Mohammad’s father, Abd Saleh, believes his son has been arrested as an act of revenge visited upon him and his family by Israeli soldiers, following Abd Saleh’s complaints to both Israeli police and military about attacks on him at the behest of Israeli military Lt. Col. Omri Burberg – now notorious as the commander who ordered Israeli soldiers to shoot the bound and blindfolded Palestinian arrestee Ashraf Abu Rama in the foot after a demonstration in Ni’lin.

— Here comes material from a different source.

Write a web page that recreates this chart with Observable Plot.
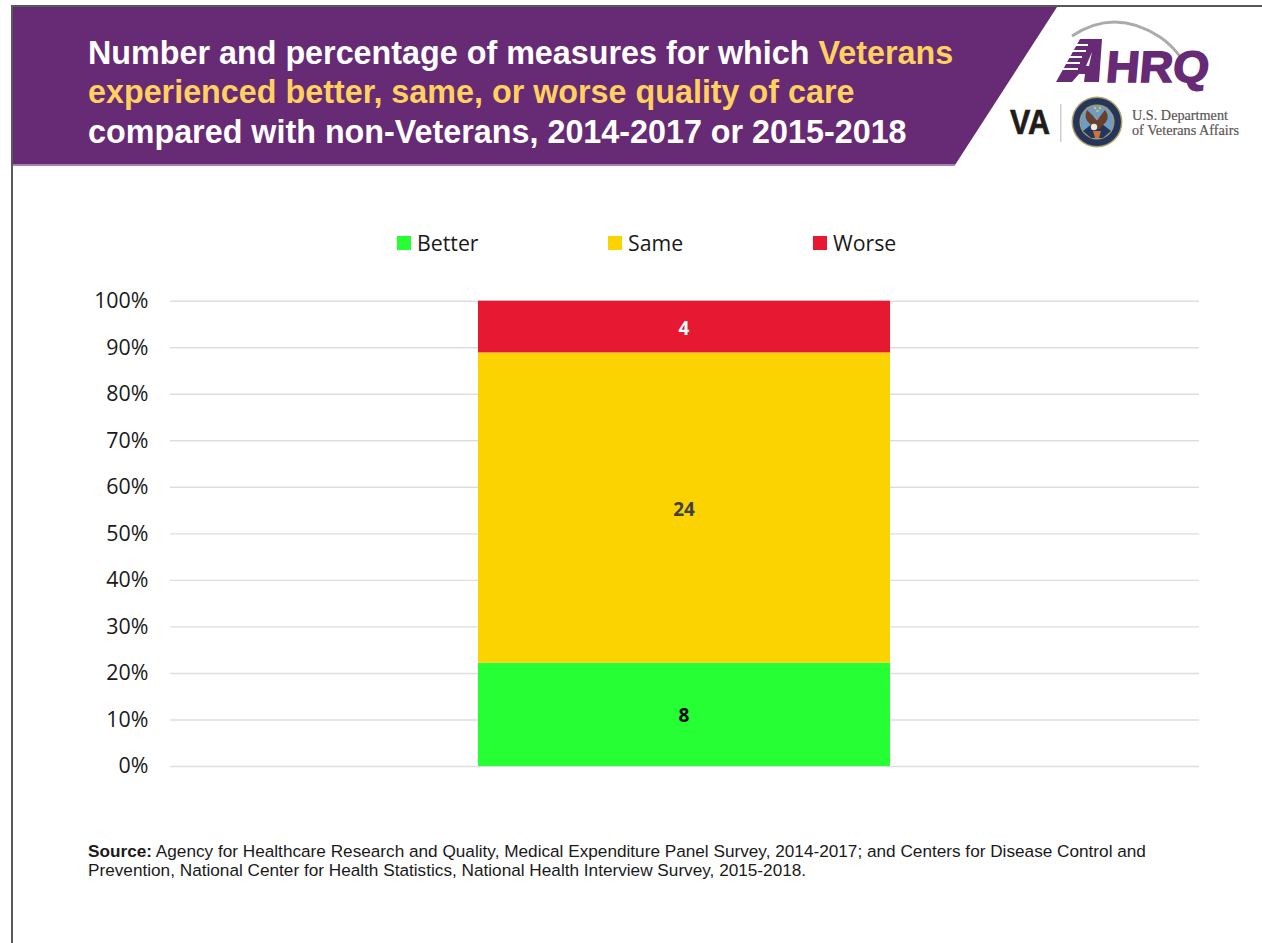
<!DOCTYPE html>
<html><head><meta charset="utf-8">
<script src="https://cdn.jsdelivr.net/npm/d3@7"></script>
<script src="https://cdn.jsdelivr.net/npm/@observablehq/plot@0.6"></script>
<style>
html,body{margin:0;padding:0;background:#fff;width:1262px;height:943px;overflow:hidden}
#frame{position:absolute;left:11px;top:5px;width:1249px;height:950px;border:2px solid #595959;box-sizing:content-box;}
#banner{position:absolute;left:13px;top:7px;width:1044px;height:158px;background:#672a75;clip-path:polygon(0 0,100% 0,942px 100%,0 100%);}
#bline{position:absolute;left:13px;top:164px;width:942px;height:1.5px;background:#a77fb0}
#title{position:absolute;left:88px;top:34px;font:bold 32.3px/39.4px "Liberation Sans",Arial,sans-serif;color:#fff;white-space:nowrap}
#title span{color:#ffd160}
#legend{position:absolute;top:231px;left:0;height:24px;font:21.3px/24px "Open Sans",sans-serif;color:#1a1a1a}
#legend div{position:absolute;top:0;white-space:nowrap}
#legend i{position:absolute;left:0;top:5px;width:14px;height:14px}
#legend b{position:absolute;left:20px;top:0;font-weight:400}
#chart{position:absolute;left:0;top:280px}
#source{position:absolute;left:88px;top:842px;width:1100px;font:17.2px/18.5px "Liberation Sans",Arial,sans-serif;color:#1a1a1a}
#logos{position:absolute;left:0;top:0}
</style></head><body>
<div id="frame"></div>
<div id="banner"></div><div id="bline"></div>
<div id="title">Number and percentage of measures for which <span>Veterans</span><br><span>experienced better, same, or worse quality of care</span><br>compared with non-Veterans, 2014-2017 or 2015-2018</div>
<svg id="logos" width="1262" height="170" xmlns="http://www.w3.org/2000/svg">
  <path d="M1072 36 Q1115 7.5 1160 37 Q1172 45 1181 58" fill="none" stroke="#a9acac" stroke-width="2.8"/>
  <g fill="#672a75">
    <path d="M1080 39 L1102 39 L1099 82 L1084 82 L1085 74 L1079 74 L1072 82 L1056 82 Z"/>
    <g transform="translate(1105 82) skewX(-5)">
      <text x="0" y="0" font-family="Liberation Sans" font-weight="700" font-size="44" textLength="103" lengthAdjust="spacingAndGlyphs" stroke="#672a75" stroke-width="1.5">HRQ</text>
    </g>
  </g>
  <g fill="#fff">
    <rect x="1072" y="44" width="16" height="2"/>
    <rect x="1068" y="50" width="18" height="2"/>
    <rect x="1064" y="56" width="18" height="2"/>
    <rect x="1060" y="62" width="20" height="2"/>
    <rect x="1056" y="68" width="22" height="2"/>
    <path d="M1092 52 L1089 66 L1086 66 Z"/>
  </g>
  <text x="1010" y="134" font-family="Liberation Sans" font-weight="700" font-size="35" fill="#211c1a" stroke="#211c1a" stroke-width=".7" textLength="40" lengthAdjust="spacingAndGlyphs">VA</text>
  <rect x="1060" y="104" width="1.5" height="38" fill="#cfcfcf"/>
  <circle cx="1097" cy="122" r="25.5" fill="#b3a26a"/>
  <circle cx="1097" cy="122" r="24" fill="#26365a"/>
  <circle cx="1097" cy="122" r="17.5" fill="#b59a55"/>
  <circle cx="1097" cy="122" r="16.5" fill="#6f9cc0"/>
  <path d="M1083 131 L1097 120 L1111 131 L1103 138 L1091 138 Z" fill="#26365a"/>
  <path d="M1087 110 Q1083 118 1090 124 L1095 129 L1099 129 L1106 122 Q1110 116 1105 110 Q1100 116 1097 121 Q1093 115 1087 110 Z" fill="#6b3f2a"/>
  <circle cx="1094" cy="127" r="3.2" fill="#efeae2"/>
  <path d="M1093 131 L1101 131 L1099 138 L1095 138 Z" fill="#c9743e"/>
  <circle cx="1095" cy="108" r="1.2" fill="#d8c25e"/><circle cx="1100" cy="108" r="1.2" fill="#d8c25e"/><circle cx="1097.5" cy="111" r="1.2" fill="#d8c25e"/>
  <g font-family="Liberation Serif" font-size="14.3" fill="#5a5654" stroke="#5a5654" stroke-width=".2">
    <text x="1132" y="120" textLength="96" lengthAdjust="spacingAndGlyphs">U.S. Department</text>
    <text x="1132" y="135" textLength="107" lengthAdjust="spacingAndGlyphs">of Veterans Affairs</text>
  </g>
</svg>
<div id="legend"></div>
<div id="chart"></div>
<div id="source"><b>Source:</b> Agency for Healthcare Research and Quality, Medical Expenditure Panel Survey, 2014-2017; and Centers for Disease Control and Prevention, National Center for Health Statistics, National Health Interview Survey, 2015-2018.</div>
<script>
const groups = ["Better", "Same", "Worse"];
const counts = [8, 24, 4];
const colors = ["#26ff33", "#fbd300", "#e61832"];
const labelColors = ["#000000", "#404040", "#ffffff"];
const legendX = [397, 608, 813];
const yTicks = [0,.1,.2,.3,.4,.5,.6,.7,.8,.9,1];
const rows = groups.map((g,i)=>({cat:"All",group:g,count:counts[i]}));

const leg = document.getElementById("legend");
groups.forEach((g,i)=>{
  const d=document.createElement("div");
  d.style.left=legendX[i]+"px";
  d.innerHTML=`<i style="background:${colors[i]}"></i><b>${g}</b>`;
  leg.appendChild(d);
});

const stack = {x:"cat", y:"count", offset:"normalize", order:groups};
const plot = Plot.plot({
  width:1262, height:506,
  marginLeft:170, marginRight:63, marginTop:20.7, marginBottom:20,
  style:{background:"transparent", fontFamily:"'Open Sans',sans-serif"},
  x:{axis:null, paddingInner:0, paddingOuter:0.75, domain:["All"]},
  y:{domain:[0,1], axis:null},
  color:{domain:groups, range:colors},
  marks:[
    Plot.gridY(yTicks,{stroke:"#dedede", strokeOpacity:1, strokeWidth:1.4}),
    Plot.axisY({ticks:yTicks, tickFormat:d=>Math.round(d*100)+"%", label:null, tickSize:0, tickPadding:22, fontSize:21.4, fill:"#1a1a1a"}),
    Plot.barY(rows, Plot.stackY({...stack, fill:"group", insetLeft:-1})),
    Plot.text(rows, Plot.stackY({...stack, text:"count", fill:d=>labelColors[groups.indexOf(d.group)], fontSize:19, fontWeight:700, dx:-1, dy:1.5}))
  ]
});
document.getElementById("chart").appendChild(plot);
</script>
</body></html>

In a testimony given to the human rights group B’tselem, Abd Saleh detailed the abuse he suffered on 13th July 2008, when, as a volunteer paramedic for Medical Relief, he was present at a demonstration in Ni’lin. Abd Saleh has testified that at this demonstration Omri ordered another commander “Miki” to shoot tear gas directly at him. The gas landed between his feet, quickly overwhelming him. Abd Saleh was then violently arrested, and dragged along the ground, despite protests from witnesses that he needed medical attention. After two hours Abd Saleh was taken by military ambulance to Makabeem military camp where Omri refused to allow hospital transfer for Abd Saleh, despite a military doctor insisting it was imperative, and then proceeded, with other soldiers, to beat Abu Saleh severely for ten minutes, kicking and punching his entire body until he was unconscious. Upon awakening, Abu Saleh was taken to a military ambulance and tied to the bed, whereupon he saw and heard commanders Omri and Miki order a female soldier to take photos of him, in a practice eerily echoing torture photos of Iraqi prisoners in Abu Grahib. In the following hours Abd Saleh was again punched in the face; refused water; left for two hours; and then put back in an ambulance only to be violently picked up and thrown on to the ground.

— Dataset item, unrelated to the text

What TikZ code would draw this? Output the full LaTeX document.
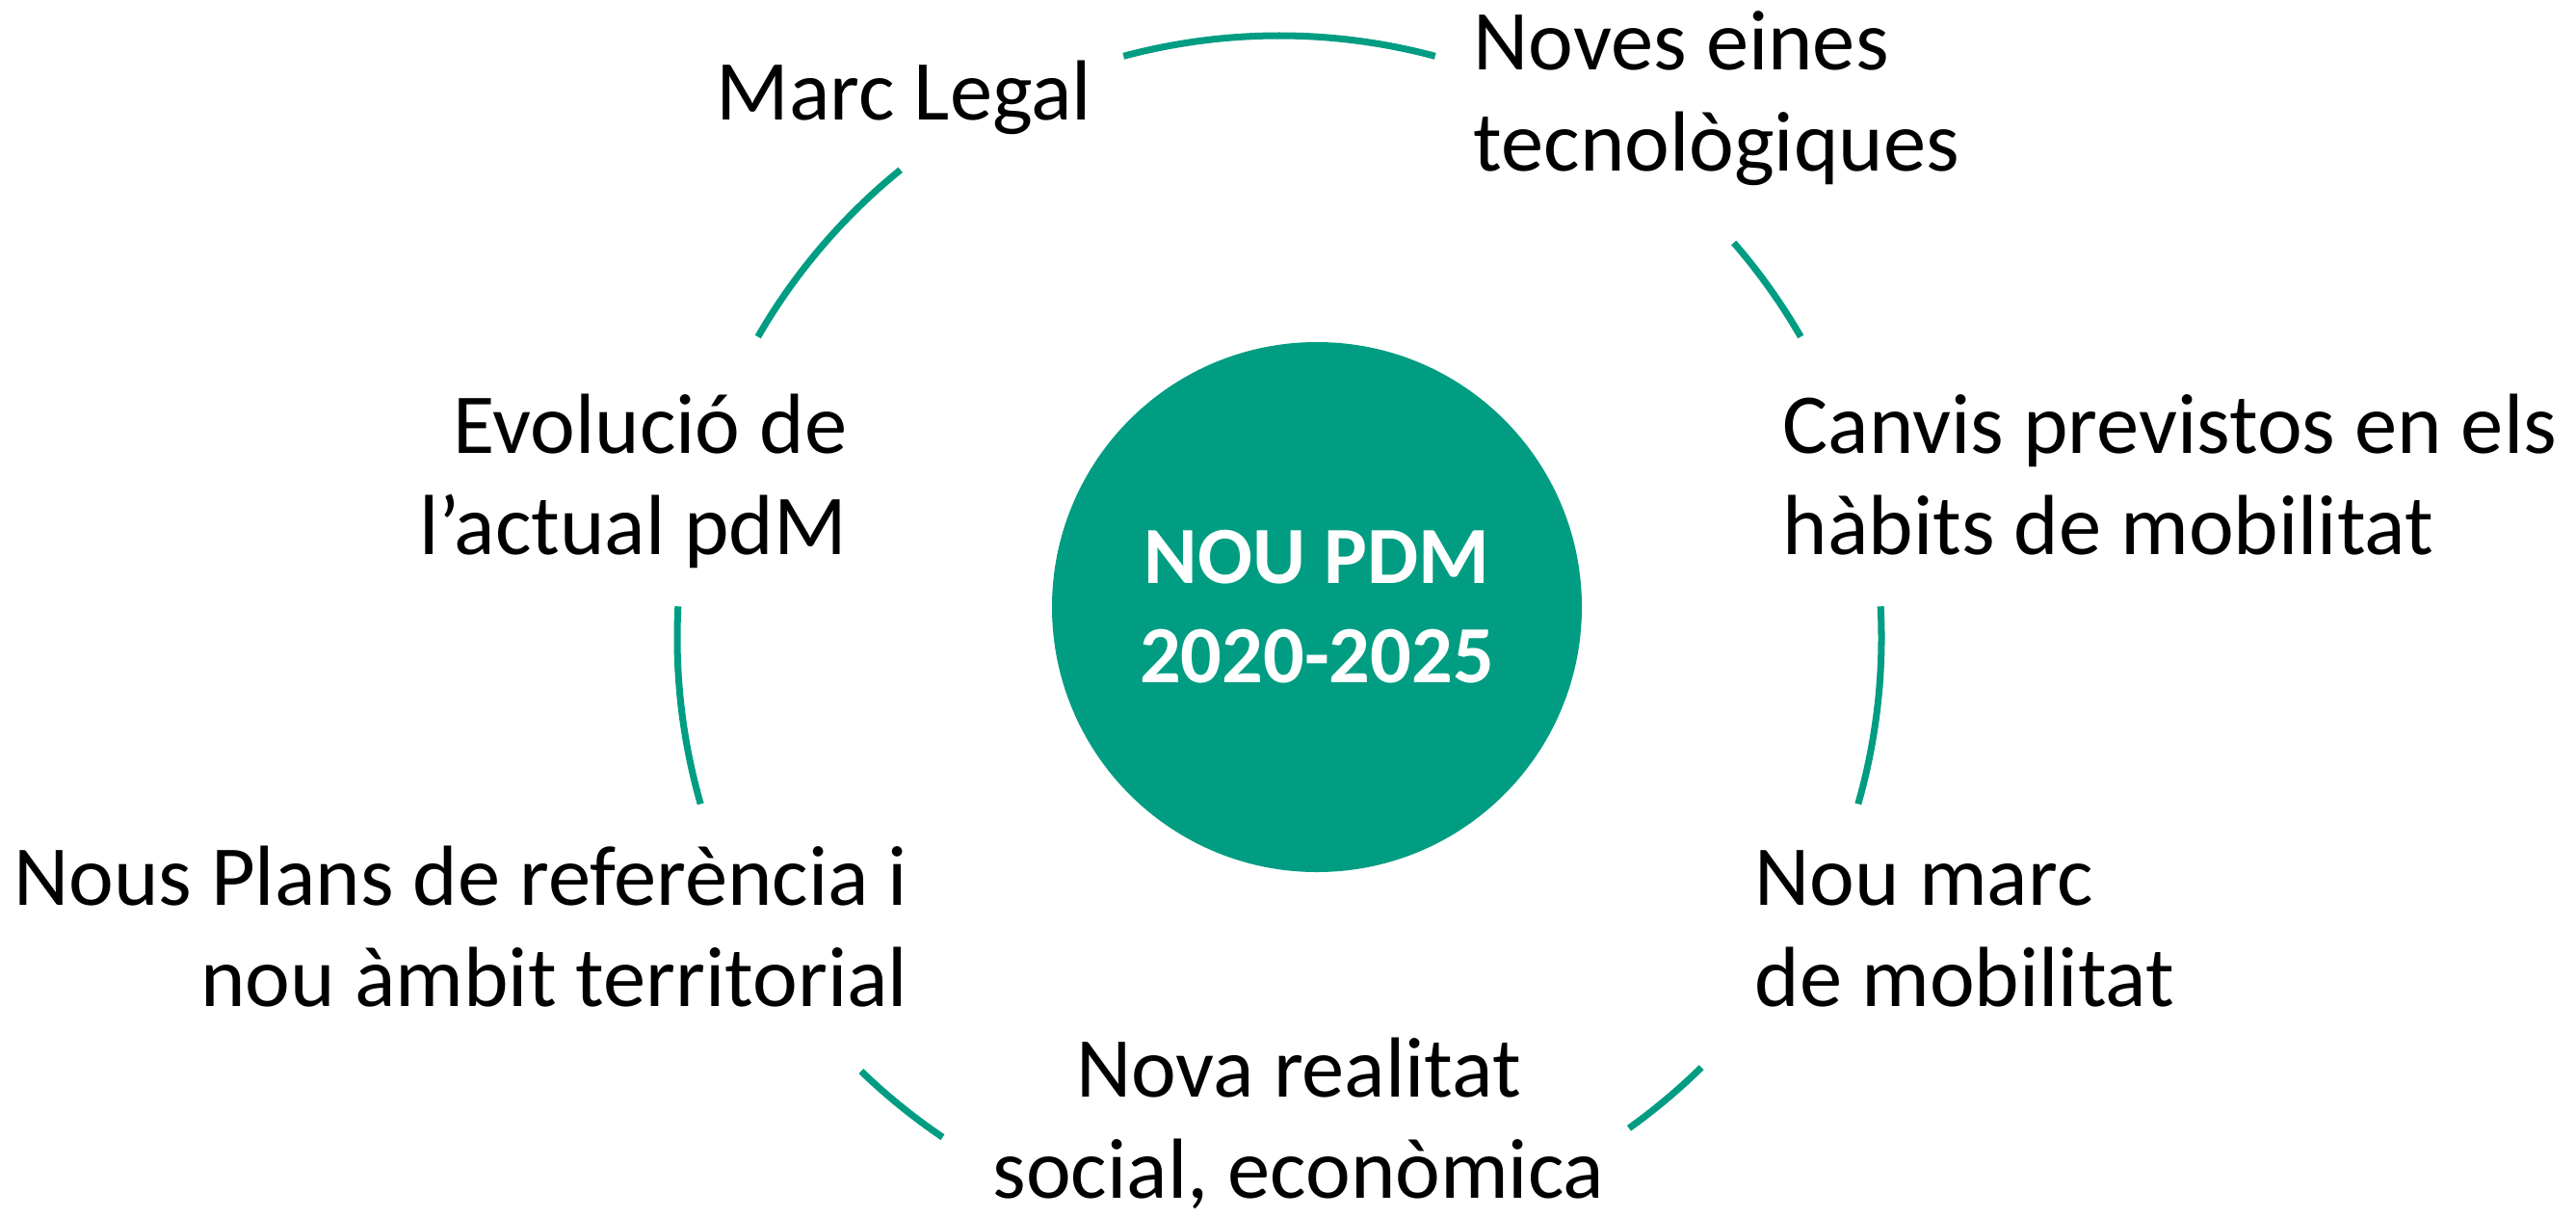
\documentclass[tikz,border=0pt]{standalone}
\usepackage{fontspec}
\setmainfont{Carlito}
\definecolor{pdmgreen}{RGB}{0,157,130}
\begin{document}
\begin{tikzpicture}[
        declare function = {
            ringr = 6.25;
        },
        ring/.style = {pdmgreen, line width=2pt},
        item/.style = {font=\fontsize{25.2}{29.6}\selectfont, inner sep=0pt},
    ]
    \path[use as bounding box] (0,0) rectangle (26.74,12.63);
    \coordinate (ring) at (13.28,6.01);
    \node[circle, fill=pdmgreen, minimum size=5.5cm, inner sep=0pt, align=center, text=white, font=\fontsize{24}{29.3}\selectfont\bfseries] (pdm) at (13.67,6.33) {NOU PDM\\2020-2025};
    \foreach \a/\b in {75/105, 129/150, 177/196, 226/236, 305.5/314.5, 344/363, 30/41}
        \draw[ring] (ring) ++(\a:ringr) arc[start angle=\a, end angle=\b, radius=ringr];
    \node[item, anchor=base west] (marc) at (7.43,11.39) {Marc Legal};
    \node[item, anchor=base west, align=left] (eines) at (15.29,10.86) {Noves eines\\tecnològiques};
    \node[item, anchor=base east, align=right] (evol) at (8.80,6.88) {Evolució de\\l’actual pdM};
    \node[item, anchor=base west, align=left] (habits) at (18.50,6.88) {Canvis previstos en els\\hàbits de mobilitat};
    \node[item, anchor=base east, align=right] (plans) at (9.43,2.19) {Nous Plans de referència i\\nou àmbit territorial};
    \node[item, anchor=base west, align=left] (marcmob) at (18.21,2.19) {Nou marc\\de mobilitat};
    \node[item, anchor=base, align=center] (realitat) at (13.48,0.2) {Nova realitat\\social, econòmica};
\end{tikzpicture}
\end{document}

Abed Saleh wasn’t home when Israeli soldiers invaded the village of Ni’lin on Thursday night and raided his house. “The soldiers came to the house to take me again,” he explained. “They asked where I was. When they found out I wasn’t there they took my son instead.”

This is the second time in recent history that such allegations have been laid against Israeli soldiers under Lt. Col. Omri’s command. One month ago Jamal Amira, father of Salam Amira, the teenager who shot the infamous video in which Omri ordered the aforementioned shooting of Ashraf Abu Rama, was arrested as “Salam’s father” by self-proclaimed “friends of Omri”, and subjected to abuse strikingly similar to that Abd Saleh describes in his testimony.

This ethos of revenge is not however, limited just to soldiers under Lt. Col. Omri’s command, rather, it goes right to the heart of Israeli military policy, where it is standard practice to demolish the house of the family of any Palestinian who commits an attack on Israeli citizens. More than 628 houses have been demolished in accordance with this policy since the beginning of the second intifada.

Indeed, actions such as the arrest of Mohammad would also not be possible without a legal system that can try a 12 year old child as an adult.